Take the lines of the data below from the very first through the line containing "0.83, 0.83, 0.83, 0.83, 0.83, 0.71, 0.71, 0.71, 0.56]" and output them exactly, pictures excluded.
-- START Provided data --
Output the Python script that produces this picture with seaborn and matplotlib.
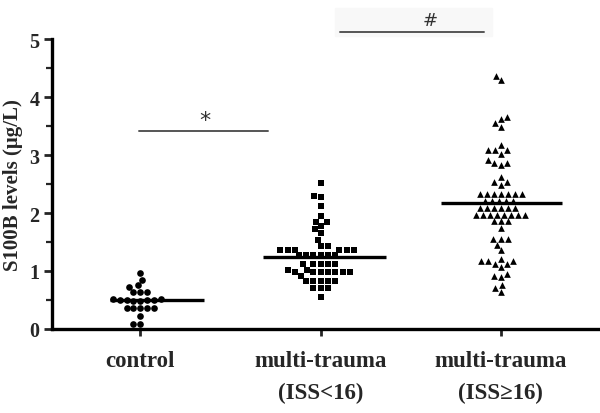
import matplotlib
matplotlib.use("Agg")
import matplotlib.pyplot as plt
import seaborn as sns
import pandas as pd
import numpy as np

categories = ["control", "multi-trauma\n(ISS<16)", "multi-trauma\n(ISS≥16)"]

control_vals = [0.97, 0.85, 0.75, 0.73, 0.64, 0.64, 0.64,
                0.51, 0.51, 0.50, 0.50, 0.50, 0.50, 0.49, 0.49,
                0.37, 0.37, 0.36, 0.36, 0.37, 0.22, 0.09, 0.09]

mild_vals = [2.52, 2.30, 2.27, 2.13, 1.95, 1.85, 1.85, 1.77, 1.72, 1.65, 1.54, 1.43, 1.43,
             1.37, 1.37, 1.37, 1.37, 1.37, 1.37,
             1.27, 1.27, 1.27, 1.27, 1.27, 1.27,
             1.12, 1.12, 1.12, 1.12, 1.12,
             1.02, 1.02, 0.98, 0.98, 0.98, 0.98, 0.98, 0.98, 0.98, 0.92,
             0.83, 0.83, 0.83, 0.83, 0.83, 0.71, 0.71, 0.71, 0.56]

severe_vals = [4.37, 4.29, 3.66, 3.62, 3.55, 3.49, 3.18, 3.08, 3.08, 3.08, 3.02, 2.92, 2.87,
               2.86, 2.83, 2.63, 2.53, 2.53, 2.49,
               2.33, 2.33, 2.33, 2.33, 2.33, 2.33, 2.33,
               2.20, 2.20, 2.20, 2.20, 2.20,
               2.09, 2.09, 2.09, 2.09, 2.09, 2.09,
               1.96, 1.96, 1.96, 1.96, 1.96, 1.96, 1.96, 1.96,
               1.86, 1.86, 1.86, 1.74, 1.55, 1.55, 1.55, 1.45, 1.36,
               1.17, 1.17, 1.17, 1.21, 1.12, 1.12, 1.07, 0.92, 0.90, 0.94, 0.76, 0.71, 0.64]

medians = [0.50, 1.25, 2.17]
y_ticks = [0, 1, 2, 3, 4, 5]

# style constants
markers = ["o", "s", "^"]
msizes = [4.8, 5.0, 4.8]
line_extent = [(-0.17, 0.35), (-0.32, 0.36), (-0.33, 0.34)]

sns.set_theme(style="white")
plt.rcParams["font.family"] = ["Liberation Serif", "DejaVu Serif"]

fig = plt.figure(figsize=(6.0, 4.14), dpi=100)
ax = fig.add_axes([0.087, 0.203, 0.913, 0.700])

groups = [control_vals, mild_vals, severe_vals]
for i, vals in enumerate(groups):
    df = pd.DataFrame({"group": pd.Categorical([categories[i]] * len(vals), categories=categories),
                       "value": vals})
    sns.swarmplot(data=df, x="group", y="value", order=categories, marker=markers[i],
                  size=msizes[i], color="black", linewidth=0, ax=ax)

for i, m in enumerate(medians):
    ax.hlines(m, i + line_extent[i][0], i + line_extent[i][1], color="black", lw=2.4, zorder=5)

ax.set_xlim(-0.49, 2.55)
ax.set_ylim(0, 5)
ax.set_yticks(y_ticks)
ax.set_yticks(np.arange(0.5, 5, 1.0), minor=True)
ax.set_yticklabels([str(t) for t in y_ticks], fontsize=14.5, fontweight="bold")
ax.set_xticks(range(len(categories)))
ax.set_xticklabels(categories, fontsize=16.5, fontweight="bold", linespacing=1.7)
ax.set_xlabel("")
ax.set_ylabel("S100B levels (μg/L)", fontsize=15, fontweight="bold", labelpad=5)

for side in ["top", "right"]:
    ax.spines[side].set_visible(False)
for side in ["left", "bottom"]:
    ax.spines[side].set_linewidth(2.4)
    ax.spines[side].set_color("black")
ax.tick_params(axis="y", which="major", direction="out", length=6, width=2, left=True, pad=3)
ax.tick_params(axis="y", which="minor", direction="out", length=4, width=1.6, left=True)
ax.tick_params(axis="x", which="major", direction="out", length=5, width=2, bottom=True, pad=10)

# significance annotations
ax.plot([-0.01, 0.71], [3.41, 3.41], color="#555555", lw=1.4, clip_on=False)
ax.text(0.36, 3.44, "*", ha="center", va="bottom", fontsize=16, color="#333333",
        family="DejaVu Sans")
ax.add_patch(plt.Rectangle((1.08, 5.05), 0.87, 0.48, color="#f8f8f8", clip_on=False, zorder=0))
ax.plot([1.105, 1.905], [5.12, 5.12], color="#555555", lw=1.4, clip_on=False)
ax.text(1.61, 5.17, "#", ha="center", va="bottom", fontsize=13, color="#333333",
        family="DejaVu Sans")

fig.savefig("out.png", dpi=100)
-- END Provided data --
▶ _Task result_
Output the Python script that produces this picture with seaborn and matplotlib.
import matplotlib
matplotlib.use("Agg")
import matplotlib.pyplot as plt
import seaborn as sns
import pandas as pd
import numpy as np

categories = ["control", "multi-trauma\n(ISS<16)", "multi-trauma\n(ISS≥16)"]

control_vals = [0.97, 0.85, 0.75, 0.73, 0.64, 0.64, 0.64,
                0.51, 0.51, 0.50, 0.50, 0.50, 0.50, 0.49, 0.49,
                0.37, 0.37, 0.36, 0.36, 0.37, 0.22, 0.09, 0.09]

mild_vals = [2.52, 2.30, 2.27, 2.13, 1.95, 1.85, 1.85, 1.77, 1.72, 1.65, 1.54, 1.43, 1.43,
             1.37, 1.37, 1.37, 1.37, 1.37, 1.37,
             1.27, 1.27, 1.27, 1.27, 1.27, 1.27,
             1.12, 1.12, 1.12, 1.12, 1.12,
             1.02, 1.02, 0.98, 0.98, 0.98, 0.98, 0.98, 0.98, 0.98, 0.92,
             0.83, 0.83, 0.83, 0.83, 0.83, 0.71, 0.71, 0.71, 0.56]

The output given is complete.